RECORDS SHOWN »
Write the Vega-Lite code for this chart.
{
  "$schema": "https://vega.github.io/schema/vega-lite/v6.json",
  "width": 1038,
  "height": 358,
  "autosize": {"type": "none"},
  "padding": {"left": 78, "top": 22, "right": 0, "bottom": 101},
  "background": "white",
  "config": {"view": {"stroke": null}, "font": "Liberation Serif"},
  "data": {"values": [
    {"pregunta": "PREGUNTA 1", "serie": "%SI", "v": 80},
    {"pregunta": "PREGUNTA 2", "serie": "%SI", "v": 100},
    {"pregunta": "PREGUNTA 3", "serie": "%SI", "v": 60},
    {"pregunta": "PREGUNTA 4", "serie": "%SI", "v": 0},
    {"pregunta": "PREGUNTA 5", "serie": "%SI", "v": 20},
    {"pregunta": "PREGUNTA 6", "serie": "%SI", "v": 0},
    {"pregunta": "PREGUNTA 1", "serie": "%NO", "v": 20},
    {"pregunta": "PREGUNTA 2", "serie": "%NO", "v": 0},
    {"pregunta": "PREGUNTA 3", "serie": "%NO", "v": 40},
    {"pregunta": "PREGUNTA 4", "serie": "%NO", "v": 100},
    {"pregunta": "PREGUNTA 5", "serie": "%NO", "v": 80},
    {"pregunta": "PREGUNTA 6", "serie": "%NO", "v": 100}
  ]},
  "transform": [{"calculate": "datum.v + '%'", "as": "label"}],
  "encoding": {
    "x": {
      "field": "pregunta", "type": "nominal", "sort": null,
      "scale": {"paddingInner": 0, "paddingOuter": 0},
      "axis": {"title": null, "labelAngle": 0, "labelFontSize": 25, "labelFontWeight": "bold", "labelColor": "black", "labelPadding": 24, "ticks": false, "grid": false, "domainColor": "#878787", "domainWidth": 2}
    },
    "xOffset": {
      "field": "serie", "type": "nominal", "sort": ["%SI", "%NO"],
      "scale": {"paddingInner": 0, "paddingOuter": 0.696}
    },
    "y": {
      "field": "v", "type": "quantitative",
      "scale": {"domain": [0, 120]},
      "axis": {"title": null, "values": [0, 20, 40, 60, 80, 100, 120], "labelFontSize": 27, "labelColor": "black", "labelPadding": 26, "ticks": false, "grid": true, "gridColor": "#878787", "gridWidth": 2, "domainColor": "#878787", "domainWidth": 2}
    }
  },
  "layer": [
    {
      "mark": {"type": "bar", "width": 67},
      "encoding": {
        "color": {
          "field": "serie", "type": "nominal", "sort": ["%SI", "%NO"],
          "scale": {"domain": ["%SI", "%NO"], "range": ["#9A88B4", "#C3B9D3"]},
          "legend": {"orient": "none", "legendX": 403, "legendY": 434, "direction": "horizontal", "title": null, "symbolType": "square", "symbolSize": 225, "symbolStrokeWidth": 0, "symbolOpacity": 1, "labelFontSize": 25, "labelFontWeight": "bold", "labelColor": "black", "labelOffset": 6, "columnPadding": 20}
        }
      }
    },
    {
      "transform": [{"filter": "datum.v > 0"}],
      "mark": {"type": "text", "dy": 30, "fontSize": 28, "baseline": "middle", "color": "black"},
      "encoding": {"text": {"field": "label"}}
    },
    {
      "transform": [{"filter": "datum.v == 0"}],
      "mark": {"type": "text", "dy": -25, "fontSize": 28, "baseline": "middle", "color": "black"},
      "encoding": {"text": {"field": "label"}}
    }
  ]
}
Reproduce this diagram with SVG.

PROMPT »
Go through the records above and retype each one exactly.

SOLVED EXERCISE »
Write the Vega-Lite code for this chart.
{
  "$schema": "https://vega.github.io/schema/vega-lite/v6.json",
  "width": 1038,
  "height": 358,
  "autosize": {"type": "none"},
  "padding": {"left": 78, "top": 22, "right": 0, "bottom": 101},
  "background": "white",
  "config": {"view": {"stroke": null}, "font": "Liberation Serif"},
  "data": {"values": [
    {"pregunta": "PREGUNTA 1", "serie": "%SI", "v": 80},
    {"pregunta": "PREGUNTA 2", "serie": "%SI", "v": 100},
    {"pregunta": "PREGUNTA 3", "serie": "%SI", "v": 60},
    {"pregunta": "PREGUNTA 4", "serie": "%SI", "v": 0},
    {"pregunta": "PREGUNTA 5", "serie": "%SI", "v": 20},
    {"pregunta": "PREGUNTA 6", "serie": "%SI", "v": 0},
    {"pregunta": "PREGUNTA 1", "serie": "%NO", "v": 20},
    {"pregunta": "PREGUNTA 2", "serie": "%NO", "v": 0},
    {"pregunta": "PREGUNTA 3", "serie": "%NO", "v": 40},
    {"pregunta": "PREGUNTA 4", "serie": "%NO", "v": 100},
    {"pregunta": "PREGUNTA 5", "serie": "%NO", "v": 80},
    {"pregunta": "PREGUNTA 6", "serie": "%NO", "v": 100}
  ]},
  "transform": [{"calculate": "datum.v + '%'", "as": "label"}],
  "encoding": {
    "x": {
      "field": "pregunta", "type": "nominal", "sort": null,
      "scale": {"paddingInner": 0, "paddingOuter": 0},
      "axis": {"title": null, "labelAngle": 0, "labelFontSize": 25, "labelFontWeight": "bold", "labelColor": "black", "labelPadding": 24, "ticks": false, "grid": false, "domainColor": "#878787", "domainWidth": 2}
    },
    "xOffset": {
      "field": "serie", "type": "nominal", "sort": ["%SI", "%NO"],
      "scale": {"paddingInner": 0, "paddingOuter": 0.696}
    },
    "y": {
      "field": "v", "type": "quantitative",
      "scale": {"domain": [0, 120]},
      "axis": {"title": null, "values": [0, 20, 40, 60, 80, 100, 120], "labelFontSize": 27, "labelColor": "black", "labelPadding": 26, "ticks": false, "grid": true, "gridColor": "#878787", "gridWidth": 2, "domainColor": "#878787", "domainWidth": 2}
    }
  },
  "layer": [
    {
      "mark": {"type": "bar", "width": 67},
      "encoding": {
        "color": {
          "field": "serie", "type": "nominal", "sort": ["%SI", "%NO"],
          "scale": {"domain": ["%SI", "%NO"], "range": ["#9A88B4", "#C3B9D3"]},
          "legend": {"orient": "none", "legendX": 403, "legendY": 434, "direction": "horizontal", "title": null, "symbolType": "square", "symbolSize": 225, "symbolStrokeWidth": 0, "symbolOpacity": 1, "labelFontSize": 25, "labelFontWeight": "bold", "labelColor": "black", "labelOffset": 6, "columnPadding": 20}
        }
      }
    },
    {
      "transform": [{"filter": "datum.v > 0"}],
      "mark": {"type": "text", "dy": 30, "fontSize": 28, "baseline": "middle", "color": "black"},
      "encoding": {"text": {"field": "label"}}
    },
    {
      "transform": [{"filter": "datum.v == 0"}],
      "mark": {"type": "text", "dy": -25, "fontSize": 28, "baseline": "middle", "color": "black"},
      "encoding": {"text": {"field": "label"}}
    }
  ]
}
Reproduce this diagram with SVG.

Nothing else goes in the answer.